EXERCISE INPUT:

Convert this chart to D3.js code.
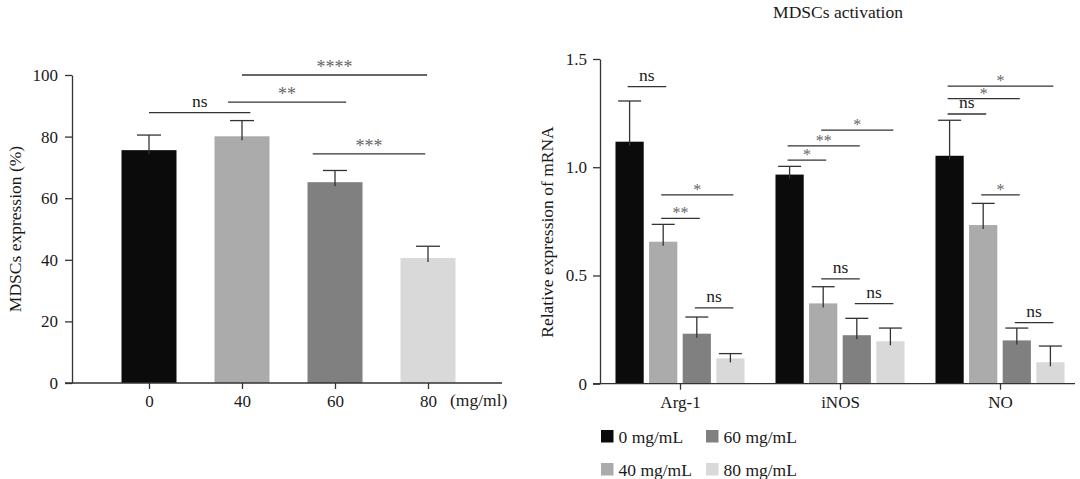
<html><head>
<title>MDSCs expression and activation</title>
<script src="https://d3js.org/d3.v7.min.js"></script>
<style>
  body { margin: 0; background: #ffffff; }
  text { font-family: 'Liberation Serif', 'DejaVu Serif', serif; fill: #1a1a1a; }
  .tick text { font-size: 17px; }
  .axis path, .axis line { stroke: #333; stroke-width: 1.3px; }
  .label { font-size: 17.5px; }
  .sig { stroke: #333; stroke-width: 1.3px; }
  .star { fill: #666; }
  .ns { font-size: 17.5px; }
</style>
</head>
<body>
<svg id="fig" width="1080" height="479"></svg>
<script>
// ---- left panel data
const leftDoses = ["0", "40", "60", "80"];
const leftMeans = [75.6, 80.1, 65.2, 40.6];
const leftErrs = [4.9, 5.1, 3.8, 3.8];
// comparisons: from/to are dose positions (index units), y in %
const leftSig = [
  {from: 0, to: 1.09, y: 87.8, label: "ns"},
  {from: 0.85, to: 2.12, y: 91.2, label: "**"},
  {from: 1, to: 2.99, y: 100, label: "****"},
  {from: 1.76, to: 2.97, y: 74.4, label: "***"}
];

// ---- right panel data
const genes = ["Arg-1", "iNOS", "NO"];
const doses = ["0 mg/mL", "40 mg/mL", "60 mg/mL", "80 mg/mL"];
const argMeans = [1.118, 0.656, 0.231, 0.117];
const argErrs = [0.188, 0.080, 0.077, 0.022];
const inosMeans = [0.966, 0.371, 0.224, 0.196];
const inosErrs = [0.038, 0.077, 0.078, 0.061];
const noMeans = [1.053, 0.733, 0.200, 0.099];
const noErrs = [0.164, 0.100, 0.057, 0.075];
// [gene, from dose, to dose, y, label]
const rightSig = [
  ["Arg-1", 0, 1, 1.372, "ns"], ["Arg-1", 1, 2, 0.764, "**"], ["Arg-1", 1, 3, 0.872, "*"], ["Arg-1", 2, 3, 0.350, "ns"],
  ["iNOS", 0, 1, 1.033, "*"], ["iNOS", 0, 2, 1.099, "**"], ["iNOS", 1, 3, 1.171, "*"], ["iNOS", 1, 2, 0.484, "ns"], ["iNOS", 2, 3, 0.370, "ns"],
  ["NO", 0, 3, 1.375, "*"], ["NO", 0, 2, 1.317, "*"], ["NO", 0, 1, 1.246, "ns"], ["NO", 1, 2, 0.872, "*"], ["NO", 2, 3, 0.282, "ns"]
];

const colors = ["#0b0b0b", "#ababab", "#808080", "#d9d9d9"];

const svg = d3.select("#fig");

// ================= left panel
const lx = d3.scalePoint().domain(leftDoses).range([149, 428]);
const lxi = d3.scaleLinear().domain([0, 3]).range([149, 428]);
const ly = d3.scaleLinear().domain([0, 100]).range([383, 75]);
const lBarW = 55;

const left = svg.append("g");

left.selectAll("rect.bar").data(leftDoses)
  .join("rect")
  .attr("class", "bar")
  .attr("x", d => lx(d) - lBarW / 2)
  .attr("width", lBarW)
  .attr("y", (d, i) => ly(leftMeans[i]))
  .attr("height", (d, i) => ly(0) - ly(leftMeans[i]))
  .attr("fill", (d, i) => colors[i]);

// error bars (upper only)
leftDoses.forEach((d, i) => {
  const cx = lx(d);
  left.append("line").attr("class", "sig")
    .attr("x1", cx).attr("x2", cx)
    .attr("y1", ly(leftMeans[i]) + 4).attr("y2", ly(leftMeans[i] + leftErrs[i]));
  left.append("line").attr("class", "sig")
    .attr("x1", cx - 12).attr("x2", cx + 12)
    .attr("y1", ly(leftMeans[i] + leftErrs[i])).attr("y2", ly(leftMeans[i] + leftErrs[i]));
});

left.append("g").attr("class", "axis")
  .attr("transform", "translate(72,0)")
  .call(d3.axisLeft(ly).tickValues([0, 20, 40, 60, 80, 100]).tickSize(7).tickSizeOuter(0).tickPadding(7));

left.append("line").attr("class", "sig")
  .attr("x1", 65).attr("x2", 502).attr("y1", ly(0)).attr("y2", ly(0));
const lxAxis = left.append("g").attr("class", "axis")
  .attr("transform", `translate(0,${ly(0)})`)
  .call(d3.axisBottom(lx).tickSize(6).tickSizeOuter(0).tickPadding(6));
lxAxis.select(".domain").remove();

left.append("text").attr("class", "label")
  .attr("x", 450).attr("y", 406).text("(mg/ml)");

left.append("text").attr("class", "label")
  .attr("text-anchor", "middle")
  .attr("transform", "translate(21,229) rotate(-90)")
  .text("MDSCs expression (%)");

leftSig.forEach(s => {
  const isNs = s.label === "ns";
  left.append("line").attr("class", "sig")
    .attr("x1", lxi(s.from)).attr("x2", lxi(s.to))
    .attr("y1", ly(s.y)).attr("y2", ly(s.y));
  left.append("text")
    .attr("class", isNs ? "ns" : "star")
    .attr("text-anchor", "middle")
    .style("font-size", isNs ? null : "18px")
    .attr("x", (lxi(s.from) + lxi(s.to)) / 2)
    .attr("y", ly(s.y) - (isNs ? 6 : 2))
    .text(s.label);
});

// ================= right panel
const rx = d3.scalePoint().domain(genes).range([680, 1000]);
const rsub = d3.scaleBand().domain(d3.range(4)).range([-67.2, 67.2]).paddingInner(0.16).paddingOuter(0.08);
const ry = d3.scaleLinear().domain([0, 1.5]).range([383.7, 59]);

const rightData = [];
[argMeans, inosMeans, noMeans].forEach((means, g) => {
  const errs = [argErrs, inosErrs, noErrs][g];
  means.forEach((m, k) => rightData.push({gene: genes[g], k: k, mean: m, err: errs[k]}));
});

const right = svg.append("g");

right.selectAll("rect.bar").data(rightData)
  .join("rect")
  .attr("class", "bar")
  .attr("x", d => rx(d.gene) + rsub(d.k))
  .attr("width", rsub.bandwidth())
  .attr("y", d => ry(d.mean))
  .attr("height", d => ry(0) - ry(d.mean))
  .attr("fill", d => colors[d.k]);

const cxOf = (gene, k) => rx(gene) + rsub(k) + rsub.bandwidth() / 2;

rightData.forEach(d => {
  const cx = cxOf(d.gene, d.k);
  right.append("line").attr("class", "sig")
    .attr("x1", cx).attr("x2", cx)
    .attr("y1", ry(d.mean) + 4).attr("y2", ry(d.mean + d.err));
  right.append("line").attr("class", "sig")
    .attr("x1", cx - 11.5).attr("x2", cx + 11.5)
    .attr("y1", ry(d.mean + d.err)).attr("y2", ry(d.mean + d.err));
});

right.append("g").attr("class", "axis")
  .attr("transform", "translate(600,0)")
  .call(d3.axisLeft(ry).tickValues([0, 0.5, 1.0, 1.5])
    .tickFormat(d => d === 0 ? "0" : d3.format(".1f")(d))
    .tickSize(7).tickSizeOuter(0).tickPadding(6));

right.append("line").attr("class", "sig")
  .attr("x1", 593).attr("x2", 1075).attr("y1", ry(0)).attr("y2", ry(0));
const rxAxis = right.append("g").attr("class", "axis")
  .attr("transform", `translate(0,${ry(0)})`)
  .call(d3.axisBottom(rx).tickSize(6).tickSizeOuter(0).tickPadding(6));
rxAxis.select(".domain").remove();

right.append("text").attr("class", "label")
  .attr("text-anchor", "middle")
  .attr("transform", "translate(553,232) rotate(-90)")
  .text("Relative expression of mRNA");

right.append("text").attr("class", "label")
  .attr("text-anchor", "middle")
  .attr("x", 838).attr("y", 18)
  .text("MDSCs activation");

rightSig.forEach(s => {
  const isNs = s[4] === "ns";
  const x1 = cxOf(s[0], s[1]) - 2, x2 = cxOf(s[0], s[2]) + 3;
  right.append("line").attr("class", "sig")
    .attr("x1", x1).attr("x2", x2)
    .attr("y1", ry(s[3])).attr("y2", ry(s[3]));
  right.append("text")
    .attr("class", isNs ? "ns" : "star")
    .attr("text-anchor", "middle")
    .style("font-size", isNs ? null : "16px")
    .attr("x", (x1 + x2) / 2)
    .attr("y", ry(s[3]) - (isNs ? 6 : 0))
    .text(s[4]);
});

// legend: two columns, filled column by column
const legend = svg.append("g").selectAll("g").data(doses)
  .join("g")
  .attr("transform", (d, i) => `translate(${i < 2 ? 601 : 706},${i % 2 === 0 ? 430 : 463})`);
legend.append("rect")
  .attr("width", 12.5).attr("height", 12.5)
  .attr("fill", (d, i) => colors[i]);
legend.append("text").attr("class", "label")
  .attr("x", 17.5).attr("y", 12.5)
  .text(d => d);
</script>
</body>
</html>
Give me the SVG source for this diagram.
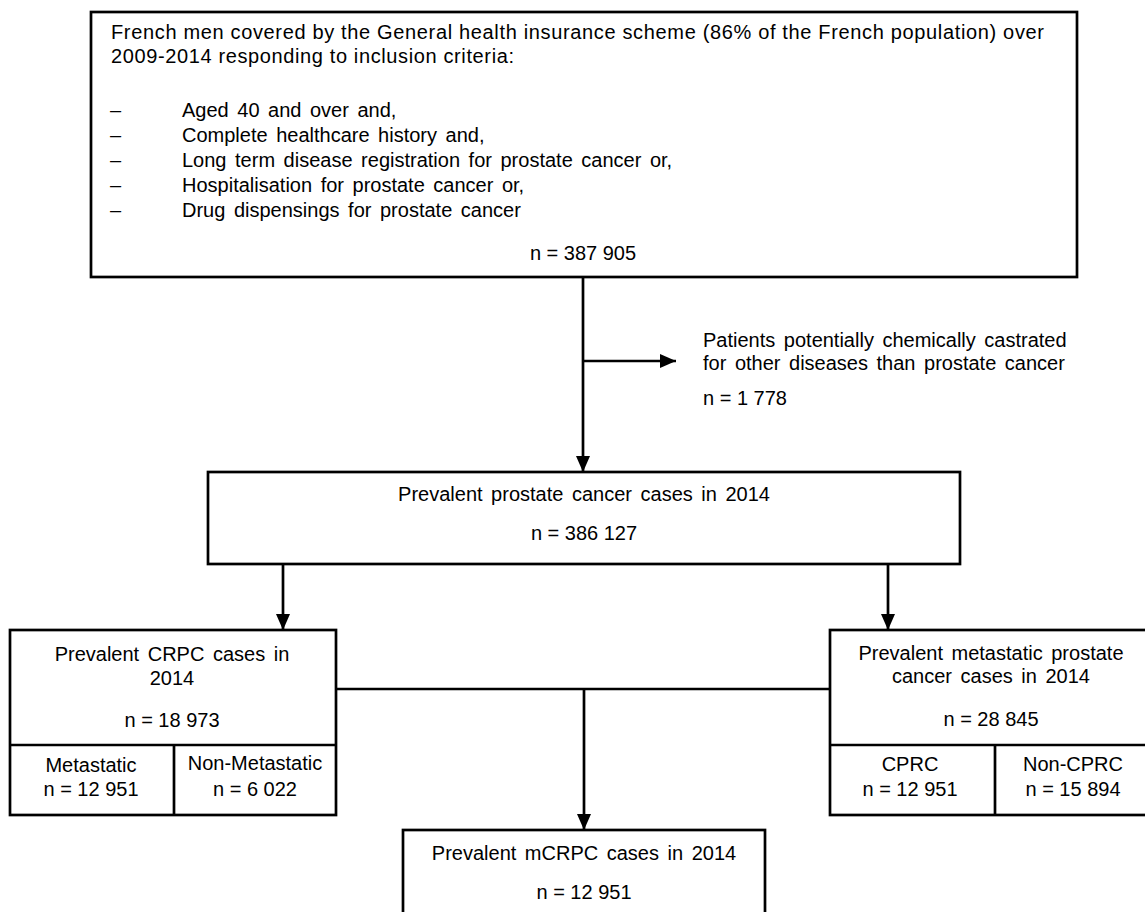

EXERCISE DIRECTIONS:
Repeat the records above exactly, from the first line through the line that contains "const lBarW = 55;", and leave out the pictures.

FINISHED ANSWER:
Convert this chart to D3.js code.
<html><head>
<title>MDSCs expression and activation</title>
<script src="https://d3js.org/d3.v7.min.js"></script>
<style>
  body { margin: 0; background: #ffffff; }
  text { font-family: 'Liberation Serif', 'DejaVu Serif', serif; fill: #1a1a1a; }
  .tick text { font-size: 17px; }
  .axis path, .axis line { stroke: #333; stroke-width: 1.3px; }
  .label { font-size: 17.5px; }
  .sig { stroke: #333; stroke-width: 1.3px; }
  .star { fill: #666; }
  .ns { font-size: 17.5px; }
</style>
</head>
<body>
<svg id="fig" width="1080" height="479"></svg>
<script>
// ---- left panel data
const leftDoses = ["0", "40", "60", "80"];
const leftMeans = [75.6, 80.1, 65.2, 40.6];
const leftErrs = [4.9, 5.1, 3.8, 3.8];
// comparisons: from/to are dose positions (index units), y in %
const leftSig = [
  {from: 0, to: 1.09, y: 87.8, label: "ns"},
  {from: 0.85, to: 2.12, y: 91.2, label: "**"},
  {from: 1, to: 2.99, y: 100, label: "****"},
  {from: 1.76, to: 2.97, y: 74.4, label: "***"}
];

// ---- right panel data
const genes = ["Arg-1", "iNOS", "NO"];
const doses = ["0 mg/mL", "40 mg/mL", "60 mg/mL", "80 mg/mL"];
const argMeans = [1.118, 0.656, 0.231, 0.117];
const argErrs = [0.188, 0.080, 0.077, 0.022];
const inosMeans = [0.966, 0.371, 0.224, 0.196];
const inosErrs = [0.038, 0.077, 0.078, 0.061];
const noMeans = [1.053, 0.733, 0.200, 0.099];
const noErrs = [0.164, 0.100, 0.057, 0.075];
// [gene, from dose, to dose, y, label]
const rightSig = [
  ["Arg-1", 0, 1, 1.372, "ns"], ["Arg-1", 1, 2, 0.764, "**"], ["Arg-1", 1, 3, 0.872, "*"], ["Arg-1", 2, 3, 0.350, "ns"],
  ["iNOS", 0, 1, 1.033, "*"], ["iNOS", 0, 2, 1.099, "**"], ["iNOS", 1, 3, 1.171, "*"], ["iNOS", 1, 2, 0.484, "ns"], ["iNOS", 2, 3, 0.370, "ns"],
  ["NO", 0, 3, 1.375, "*"], ["NO", 0, 2, 1.317, "*"], ["NO", 0, 1, 1.246, "ns"], ["NO", 1, 2, 0.872, "*"], ["NO", 2, 3, 0.282, "ns"]
];

const colors = ["#0b0b0b", "#ababab", "#808080", "#d9d9d9"];

const svg = d3.select("#fig");

// ================= left panel
const lx = d3.scalePoint().domain(leftDoses).range([149, 428]);
const lxi = d3.scaleLinear().domain([0, 3]).range([149, 428]);
const ly = d3.scaleLinear().domain([0, 100]).range([383, 75]);
const lBarW = 55;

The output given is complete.